I don’t believe in hallmark holidays. But I do believe in celebrating everything. Today Dad, I celebrate you.
Growing up, like many daddy daughter relationships, Mine was challenging. Particularly because we are so alike. Fiery leos, strong but soft. Entrepreneurial self starters, stubborn but sensitive—all love. But my dad knew no other way to parent, than how he was parented. Fathers provide. Mothers parent. To him, it was simple.
So my dad provided -- thru hard work. His only care was working to support his family. Not present, always there, but not really “here.” at the dinner table, but didn’t contribute to the conversation. Heard the words but never listened, Sponsored the sports team, but didn’t always show to the game. So my mom was the coach. Growing up, I wanted his attention, his acknowledgment, his heart.

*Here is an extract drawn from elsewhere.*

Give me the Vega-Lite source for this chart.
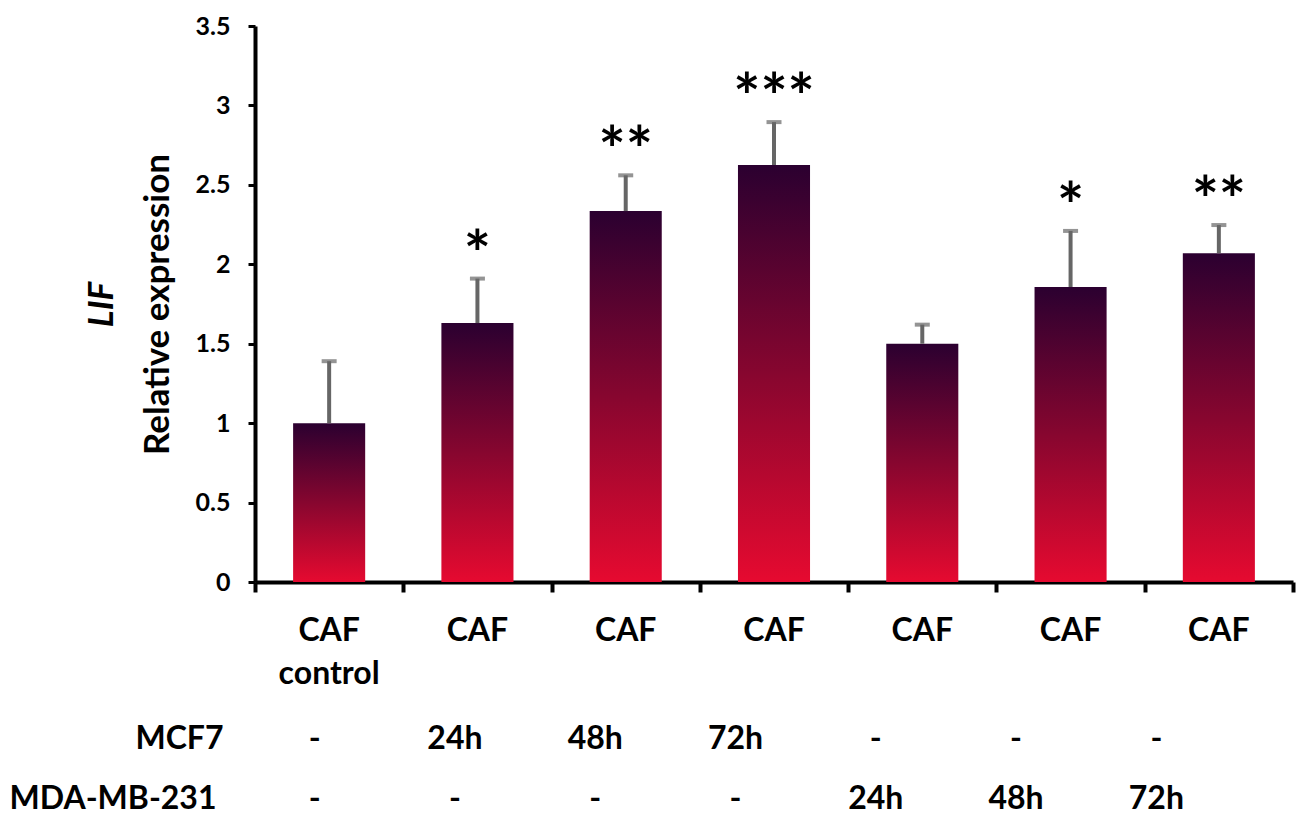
{
  "$schema": "https://vega.github.io/schema/vega-lite/v6.json",
  "width": 1038,
  "height": 556,
  "autosize": "none",
  "padding": {"left": 255, "top": 26, "right": 4, "bottom": 234},
  "config": {
    "view": {"stroke": null},
    "font": "Lato",
    "axis": {"labelFont": "Lato", "titleFont": "Lato", "labelFontWeight": "bold", "titleFontWeight": "bold", "labelColor": "#000000", "titleColor": "#000000", "grid": false}
  },
  "data": {
    "values": [
      {"cond": "control", "value": 1.00, "upper": 1.39, "sig": ""},
      {"cond": "MCF7 24h", "value": 1.63, "upper": 1.91, "sig": "*"},
      {"cond": "MCF7 48h", "value": 2.335, "upper": 2.56, "sig": "**"},
      {"cond": "MCF7 72h", "value": 2.625, "upper": 2.895, "sig": "***"},
      {"cond": "MDA-MB-231 24h", "value": 1.50, "upper": 1.62, "sig": ""},
      {"cond": "MDA-MB-231 48h", "value": 1.857, "upper": 2.21, "sig": "*"},
      {"cond": "MDA-MB-231 72h", "value": 2.07, "upper": 2.247, "sig": "**"}
    ]
  },
  "layer": [
    {
      "encoding": {
        "x": {
          "field": "cond", "type": "nominal", "sort": null,
          "scale": {"paddingInner": 0, "paddingOuter": 0},
          "axis": {"orient": "bottom", "domain": false, "ticks": false, "tickSize": 0, "labelPadding": 58, "labelBaseline": "alphabetic", "labelFontSize": 32, "labelLineHeight": 43, "labelAngle": 0, "labelExpr": "datum.value == 'control' ? ['CAF','control'] : 'CAF'", "title": null}
        }
      },
      "layer": [
        {
          "mark": {"type": "bar", "width": {"band": 0.486}, "color": {"gradient": "linear", "x1": 0, "y1": 0, "x2": 0, "y2": 1, "stops": [{"offset": 0, "color": "#2b0030"}, {"offset": 0.5, "color": "#87062f"}, {"offset": 1, "color": "#e60a30"}]}},
          "encoding": {
            "y": {
              "field": "value", "type": "quantitative",
              "scale": {"domain": [0, 3.5], "nice": false},
              "axis": {"title": "Relative expression", "titleFontSize": 35, "titleX": -80, "values": [0, 0.5, 1, 1.5, 2, 2.5, 3, 3.5], "format": "~g", "labelFontSize": 25, "labelPadding": 18, "tickSize": 7, "tickWidth": 3, "tickColor": "#000000", "domainColor": "#000000", "domainWidth": 4}
            }
          }
        },
        {
          "mark": {"type": "rule", "color": "#666666", "strokeWidth": 4},
          "encoding": {"y": {"field": "value", "type": "quantitative"}, "y2": {"field": "upper"}}
        },
        {
          "mark": {"type": "tick", "color": "#666666", "thickness": 4, "size": 15},
          "encoding": {"y": {"field": "upper", "type": "quantitative"}}
        },
        {
          "mark": {"type": "text", "fontSize": 64, "fontWeight": "bold", "baseline": "alphabetic", "dy": -2, "color": "#000000"},
          "encoding": {"y": {"field": "upper", "type": "quantitative"}, "text": {"field": "sig"}}
        }
      ]
    },
    {
      "mark": {"type": "point", "opacity": 0},
      "encoding": {
        "x": {
          "field": "cond", "type": "nominal", "sort": null,
          "scale": {"range": [-11, 971], "paddingInner": 0, "paddingOuter": 0},
          "axis": {"orient": "bottom", "domain": false, "ticks": false, "tickSize": 0, "labelPadding": 166, "labelBaseline": "alphabetic", "labelFontSize": 32, "labelAngle": 0, "labelExpr": "indexof(datum.value,'MCF7') == 0 ? replace(datum.value,'MCF7 ','') : '-'", "title": "MCF7", "titleX": -32, "titleY": 166, "titleAlign": "right", "titleBaseline": "alphabetic", "titleFontSize": 32}
        },
        "y": {
          "datum": 0, "type": "quantitative",
          "scale": {"domain": [0, 1]},
          "axis": {"orient": "left", "domain": false, "ticks": false, "labels": false, "title": "LIF", "titleFontStyle": "italic", "titleFontSize": 35, "titleX": -136, "grid": false}
        }
      }
    },
    {
      "mark": {"type": "point", "opacity": 0},
      "encoding": {
        "x": {
          "field": "cond", "type": "nominal", "sort": null,
          "scale": {"range": [-11, 971], "paddingInner": 0, "paddingOuter": 0},
          "axis": {"orient": "bottom", "domain": false, "ticks": false, "tickSize": 0, "labelPadding": 226, "labelBaseline": "alphabetic", "labelFontSize": 32, "labelAngle": 0, "labelExpr": "indexof(datum.value,'MDA') == 0 ? replace(datum.value,'MDA-MB-231 ','') : '-'", "title": "MDA-MB-231", "titleX": -39, "titleY": 226, "titleAlign": "right", "titleBaseline": "alphabetic", "titleFontSize": 32}
        }
      }
    },
    {
      "mark": {"type": "rule", "opacity": 0},
      "encoding": {
        "x": {
          "datum": 0, "type": "quantitative",
          "scale": {"domain": [0, 7], "nice": false, "zero": false},
          "axis": {"orient": "bottom", "values": [0, 1, 2, 3, 4, 5, 6, 7], "labels": false, "tickSize": 10, "tickWidth": 4, "tickColor": "#000000", "domain": true, "domainWidth": 4, "domainColor": "#000000", "title": null}
        }
      }
    }
  ],
  "resolve": {"scale": {"x": "independent", "y": "independent"}}
}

I didn’t need another pair of shoes, I needed a hug.
I didn’t need him to sponsor my soccer team, I needed him to show up to my game.

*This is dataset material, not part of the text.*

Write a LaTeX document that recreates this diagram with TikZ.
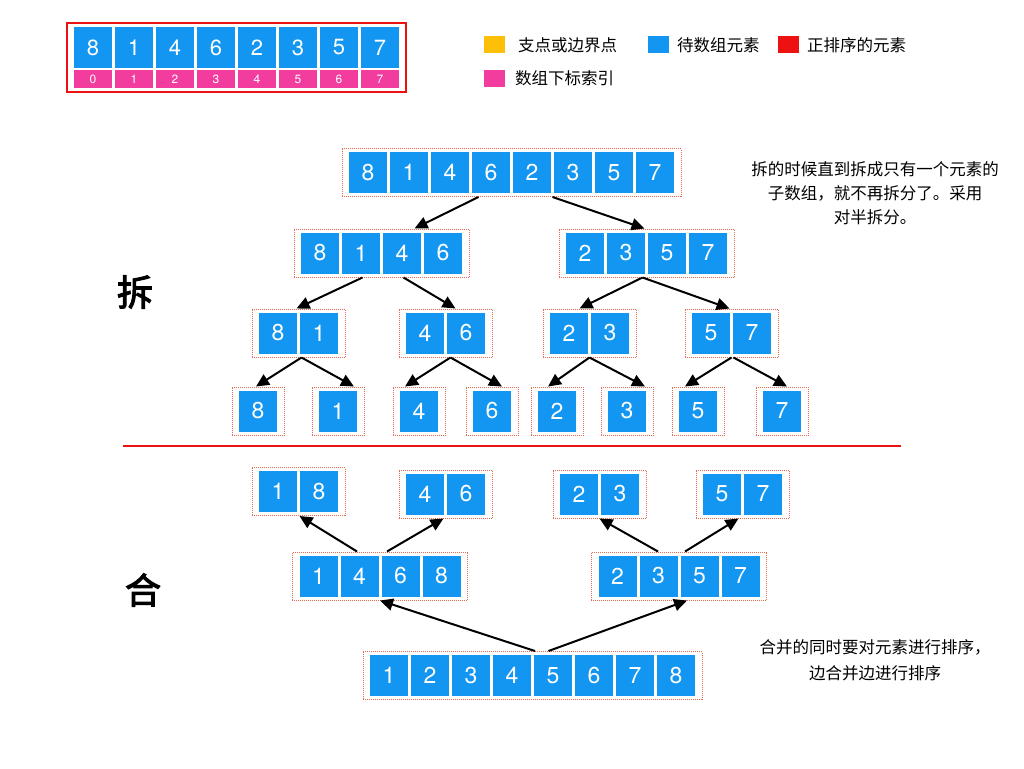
\documentclass[tikz,border=0pt]{standalone}
\usepackage{fontspec}
\setmainfont{TeX Gyre Heros}
\newfontfamily\cjk{Noto Sans CJK SC}
\newfontfamily\cjkbold[FakeBold=3]{Noto Sans CJK SC}
\usetikzlibrary{arrows.meta,fit}
\definecolor{cellblue}{HTML}{1396F1}
\definecolor{idxpink}{HTML}{F23D9E}
\definecolor{pivotyellow}{HTML}{FDBF08}
\definecolor{sortred}{HTML}{EE1111}
\definecolor{dotred}{HTML}{E66A4F}
\tikzset{
  cell/.style={fill=cellblue, text=white, minimum width=38pt, minimum height=41pt, inner sep=0pt, font=\fontsize{23}{23}\selectfont},
  idx/.style={fill=idxpink, text=white, minimum width=38pt, minimum height=18pt, inner sep=0pt, font=\fontsize{12}{12}\selectfont},
  grp/.style={draw=dotred, line width=0.6pt, dash pattern=on 0.6pt off 1.4pt, inner xsep=7pt, inner ysep=3.5pt},
  swatch/.style={minimum width=21pt, minimum height=17pt, inner sep=0pt},
  legend/.style={anchor=west, inner sep=0pt, font=\cjk\fontsize{16.5}{20}\selectfont},
  note/.style={align=center, inner sep=0pt, font=\cjk\fontsize{16.5}{24}\selectfont},
  arr/.style={-{Triangle[length=13pt,width=12pt]}, line width=2pt}
}
\newcommand{\cellrow}[5]{%
  \foreach \v [count=\i] in {#5} {\node[cell] (#1\i) at ({#2+41*(\i-1)},#3) {\v};}
  \node[grp, fit=(#11) (#1#4)] (#1) {};
}
\begin{document}
\begin{tikzpicture}[x=1pt, y=-1pt]
\useasboundingbox (0,0) rectangle (1024,768);

\foreach \v [count=\i from 0] in {8,1,4,6,2,3,5,7} {
  \node[cell, font=\fontsize{22}{22}\selectfont] (k\i) at ({93+41*\i},47.5) {\v};
  \node[idx] (x\i) at ({93+41*\i},79) {\i};
}
\node[draw=sortred, line width=1.6pt, inner xsep=7pt, inner ysep=4pt, fit=(k0) (x7)] (key) {};

\node[swatch, fill=pivotyellow] (ky) at (494.5,44.5) {};
\node[legend] (ty) at (518,45) {支点或边界点};
\node[swatch, fill=cellblue] (kb) at (658.5,44.5) {};
\node[legend] (tb) at (677,45) {待数组元素};
\node[swatch, fill=sortred] (kr) at (788.5,44.5) {};
\node[legend] (tr) at (807,45) {正排序的元素};
\node[swatch, fill=idxpink] (kp) at (494.5,78) {};
\node[legend] (tp) at (515,78.5) {数组下标索引};

\node[font=\cjkbold\fontsize{36}{36}\selectfont] (split) at (135,292) {拆};
\node[font=\cjkbold\fontsize{36}{36}\selectfont] (merge) at (143,590) {合};

\node[note] (splitnote) at (875,193) {拆的时候直到拆成只有一个元素的\\子数组，就不再拆分了。采用\\对半拆分。};
\node[note, font=\cjk\fontsize{16.5}{26}\selectfont] (mergenote) at (875,660) {合并的同时要对元素进行排序，\\边合并边进行排序};

\draw[sortred, line width=1.3pt] (123,446) -- (901,446);

\cellrow{s0}{368}{172.5}{8}{8,1,4,6,2,3,5,7}
\cellrow{s1a}{320}{253}{4}{8,1,4,6}
\cellrow{s1b}{585}{253}{4}{2,3,5,7}
\cellrow{s2a}{278}{333}{2}{8,1}
\cellrow{s2b}{425}{333}{2}{4,6}
\cellrow{s2c}{569}{333}{2}{2,3}
\cellrow{s2d}{711}{333}{2}{5,7}
\cellrow{s3a}{258}{411}{1}{8}
\cellrow{s3b}{338}{411}{1}{1}
\cellrow{s3c}{419}{411}{1}{4}
\cellrow{s3d}{492}{411}{1}{6}
\cellrow{s3e}{557}{411}{1}{2}
\cellrow{s3f}{627}{411}{1}{3}
\cellrow{s3g}{698}{411}{1}{5}
\cellrow{s3h}{782}{411}{1}{7}

\cellrow{m2a}{278}{491.5}{2}{1,8}
\cellrow{m2b}{425}{494}{2}{4,6}
\cellrow{m2c}{579}{494}{2}{2,3}
\cellrow{m2d}{722}{494}{2}{5,7}
\cellrow{m1a}{318.5}{576}{4}{1,4,6,8}
\cellrow{m1b}{617.5}{576}{4}{2,3,5,7}
\cellrow{m0}{389}{675.5}{8}{1,2,3,4,5,6,7,8}

\draw[arr] ([xshift=-33pt]s0.south) -- ([xshift=33pt]s1a.north);
\draw[arr] ([xshift=41pt]s0.south) -- ([xshift=-2pt]s1b.north);
\draw[arr] ([xshift=-19pt]s1a.south) -- ([xshift=-2pt]s2a.north);
\draw[arr] ([xshift=22pt]s1a.south) -- ([xshift=10pt]s2b.north);
\draw[arr] ([xshift=-4pt]s1b.south) -- ([xshift=-10pt]s2c.north);
\draw[arr] ([xshift=-4pt]s1b.south) -- ([xshift=-2pt]s2d.north);
\draw[arr] ([xshift=3pt]s2a.south) -- ([xshift=-2pt]s3a.north);
\draw[arr] ([xshift=3pt]s2a.south) -- ([xshift=16pt]s3b.north);
\draw[arr] ([xshift=5pt]s2b.south) -- ([xshift=-14pt]s3c.north);
\draw[arr] ([xshift=5pt]s2b.south) -- ([xshift=10pt]s3d.north);
\draw[arr] (s2c.south) -- ([xshift=-9pt]s3e.north);
\draw[arr] (s2c.south) -- ([xshift=18pt]s3f.north);
\draw[arr] (s2d.south) -- ([xshift=-13pt]s3g.north);
\draw[arr] ([xshift=2pt]s2d.south) -- ([xshift=5pt]s3h.north);

\draw[arr] ([xshift=2.5pt]m0.north) -- (m1a.south);
\draw[arr] ([xshift=16pt]m0.north) -- ([xshift=8pt]m1b.south);
\draw[arr] ([xshift=-23pt]m1a.north) -- ([xshift=1pt]m2a.south);
\draw[arr] ([xshift=7pt]m1a.north) -- ([xshift=-2pt]m2b.south);
\draw[arr] ([xshift=-21pt]m1b.north) -- (m2c.south);
\draw[arr] ([xshift=6pt]m1b.north) -- ([xshift=-4pt]m2d.south);
\end{tikzpicture}
\end{document}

His half-absence was justified by his pure devotion to us- self made entrepreneur who grew up with nothing and found value thru work, To ensure that no matter what, He would always be able to provide for his family. His hustle was from love. His detachment was from Fear. Fear of not being able to give us shelter, support. Because he grew up with that fear, of not having. But I just wanted his love. So I reached out with empty requests or lashed out with unnecessary behaviors, Instead of asking to be seen.
But I grew up, and I got honest, with me first. And then with him. I needed to tell him what I needed, so he could change the way he supported me. His love for me never wavered, his respect, pride, all the same. But I needed him to show it. I wanted to be seen. A tough ask for a 75 year old man who didn’t grow up around emotive love. He wasn’t shown sensitivity, so how could he show it? His habits were already formed as a result of how he was brought up. He didn’t become a dad until he was over 40. But as my conversation with my dad changed, I asked, he listened. He heard. We changed. Habits out learned. Consistencies created. New commitments formed.

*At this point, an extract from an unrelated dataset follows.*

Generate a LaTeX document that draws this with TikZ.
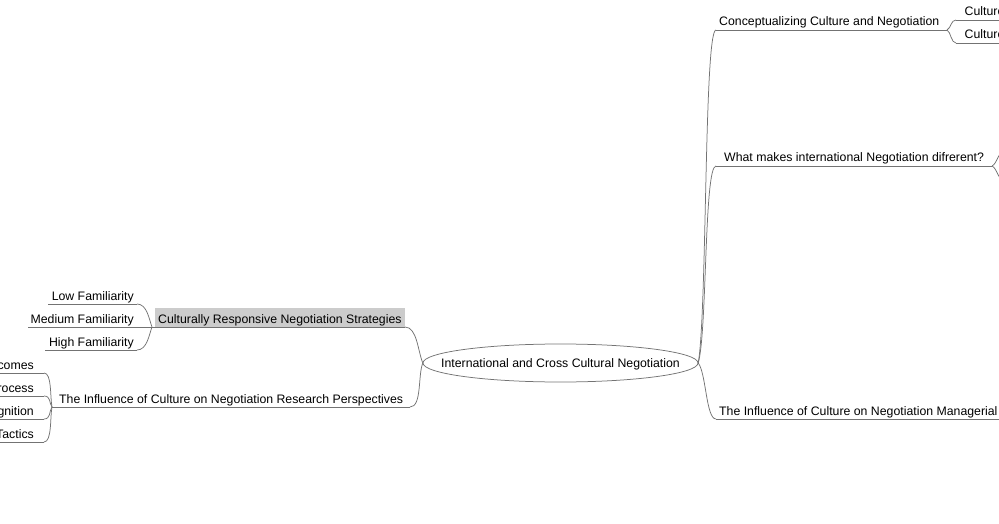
\documentclass[tikz,border=0pt]{standalone}
\usepackage{fontspec}
\setmainfont{Liberation Sans}
\begin{document}
\begin{tikzpicture}[x=1pt,y=-1pt,
  conn/.style={draw=black!55, line width=0.75pt},
  txt/.style={inner sep=0pt, font=\fontsize{12.3}{14}\selectfont, text=black},
  rootnode/.style={rectangle, inner sep=0pt, minimum width=275pt, minimum height=38pt,
    text height=8.6pt, text depth=0pt,
    font=\fontsize{12.3}{14}\selectfont, text=black}]
\useasboundingbox (0,0) rectangle (999,524);
\clip (0,0) rectangle (999,524);

% root
\node[rootnode] (root) at (560.5,363) {International and Cross Cultural Negotiation};
\draw[conn] (root.center) ellipse [x radius=137.5pt, y radius=19pt];

% ---------- right side ----------
\coordinate (aS) at (716,30);  \coordinate (aE) at (947,30);
\coordinate (bS) at (716,166); \coordinate (bE) at (992,166);
\coordinate (cS) at (716,419); \coordinate (cE) at (1005,419);
\node[txt, anchor=base west] (a) at (719,26) {Conceptualizing Culture and Negotiation};
\node[txt, anchor=base west] (b) at (724,162) {What makes international Negotiation difrerent?};
\node[txt, anchor=base west] (c) at (719,415) {The Influence of Culture on Negotiation Managerial Perspectives};
\draw[conn] (aS) -- (aE);
\draw[conn] (bS) -- (bE);
\draw[conn] (cS) -- (cE);
\draw[conn] (root.east) .. controls +(9,-50) and +(-12,0) .. (aS);
\draw[conn] (root.east) .. controls +(9,-30) and +(-12,0) .. (bS);
\draw[conn] (root.east) .. controls +(8,10) and +(-10,0) .. (cS);

% children of Conceptualizing
\coordinate (a1S) at (956,20); \coordinate (a1E) at (1005,20);
\coordinate (a2S) at (956,43); \coordinate (a2E) at (1005,43);
\node[txt, anchor=base west] (a1) at (964.5,16) {Culture};
\node[txt, anchor=base west] (a2) at (964.5,39) {Culture};
\draw[conn] (a1S) -- (a1E);
\draw[conn] (a2S) -- (a2E);
\draw[conn] (aE) .. controls +(4,-2) and +(-5,0) .. (a1S);
\draw[conn] (aE) .. controls +(4,2) and +(-5,0) .. (a2S);

% children of What makes
\coordinate (b1S) at (1005,150);
\coordinate (b2S) at (1005,182);
\draw[conn] (bE) .. controls +(5,-2) and +(-6,0) .. (b1S);
\draw[conn] (bE) .. controls +(5,2) and +(-6,0) .. (b2S);

% ---------- left side ----------
\fill[gray!40] (155,308) rectangle (405,327);
\coordinate (dS) at (152,327); \coordinate (dE) at (405,327);
\coordinate (eS) at (52,407);  \coordinate (eE) at (410,407);
\node[txt, anchor=base west] (d) at (158,323.5) {Culturally Responsive Negotiation Strategies};
\node[txt, anchor=base west] (e) at (59,403.5) {The Influence of Culture on Negotiation Research Perspectives};
\draw[conn] (dS) -- (dE);
\draw[conn] (eS) -- (eE);
\draw[conn] (dE) .. controls +(12,0) and +(-5,-12) .. (root.west);
\draw[conn] (eE) .. controls +(12,0) and +(-5,12) .. (root.west);

% children of Culturally Responsive
\coordinate (d1S) at (48,304);  \coordinate (d1E) at (137,304);
\coordinate (d2S) at (28,327);
\coordinate (d3S) at (45,350);  \coordinate (d3E) at (137,350);
\node[txt, anchor=base east] (d1) at (134,300.5) {Low Familiarity};
\node[txt, anchor=base east] (d2) at (134,323.5) {Medium Familiarity};
\node[txt, anchor=base east] (d3) at (134,346.5) {High Familiarity};
\draw[conn] (d1S) -- (d1E);
\draw[conn] (d2S) -- (dS);
\draw[conn] (d3S) -- (d3E);
\draw[conn] (d1E) .. controls +(10,0) and +(-3,-8) .. (dS);
\draw[conn] (d3E) .. controls +(10,0) and +(-3,8) .. (dS);

% children of Research Perspectives
\coordinate (e1S) at (-10,373); \coordinate (e1E) at (44,373);
\coordinate (e2S) at (-10,396); \coordinate (e2E) at (44,396);
\coordinate (e3S) at (-10,419); \coordinate (e3E) at (44,419);
\coordinate (e4S) at (-10,442); \coordinate (e4E) at (44,442);
\node[txt, anchor=base east] (e1) at (34,369.5) {Outcomes};
\node[txt, anchor=base east] (e2) at (34,392.5) {Process};
\node[txt, anchor=base east] (e3) at (34,415.5) {Cognition};
\node[txt, anchor=base east] (e4) at (34,438.5) {Tactics};
\draw[conn] (e1S) -- (e1E);
\draw[conn] (e2S) -- (e2E);
\draw[conn] (e3S) -- (e3E);
\draw[conn] (e4S) -- (e4E);
\draw[conn] (e1E) .. controls +(8,0) and +(-2,-10) .. (eS);
\draw[conn] (e2E) .. controls +(7,0) and +(-3,-4) .. (eS);
\draw[conn] (e3E) .. controls +(7,0) and +(-3,4) .. (eS);
\draw[conn] (e4E) .. controls +(8,0) and +(-2,10) .. (eS);
\end{tikzpicture}
\end{document}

How do we get what we want if we don’t ask? My dad was there. But not present. He cared and contributed, but not in the way that I needed most. So I took what he gave for granted because it didnt show up how I wanted. But it was offered the only way he knew how.
And i love him for it, the most.
We are not taught how to love. Lets change that, By giving, to ourselves first. Dad I love you. And i feel so loved by you. Thank you for giving what you had, how you could. And thank you for being open, To give more of What I needed. When I asked, you heard, and You listened. I love you. Happy Fathers Day.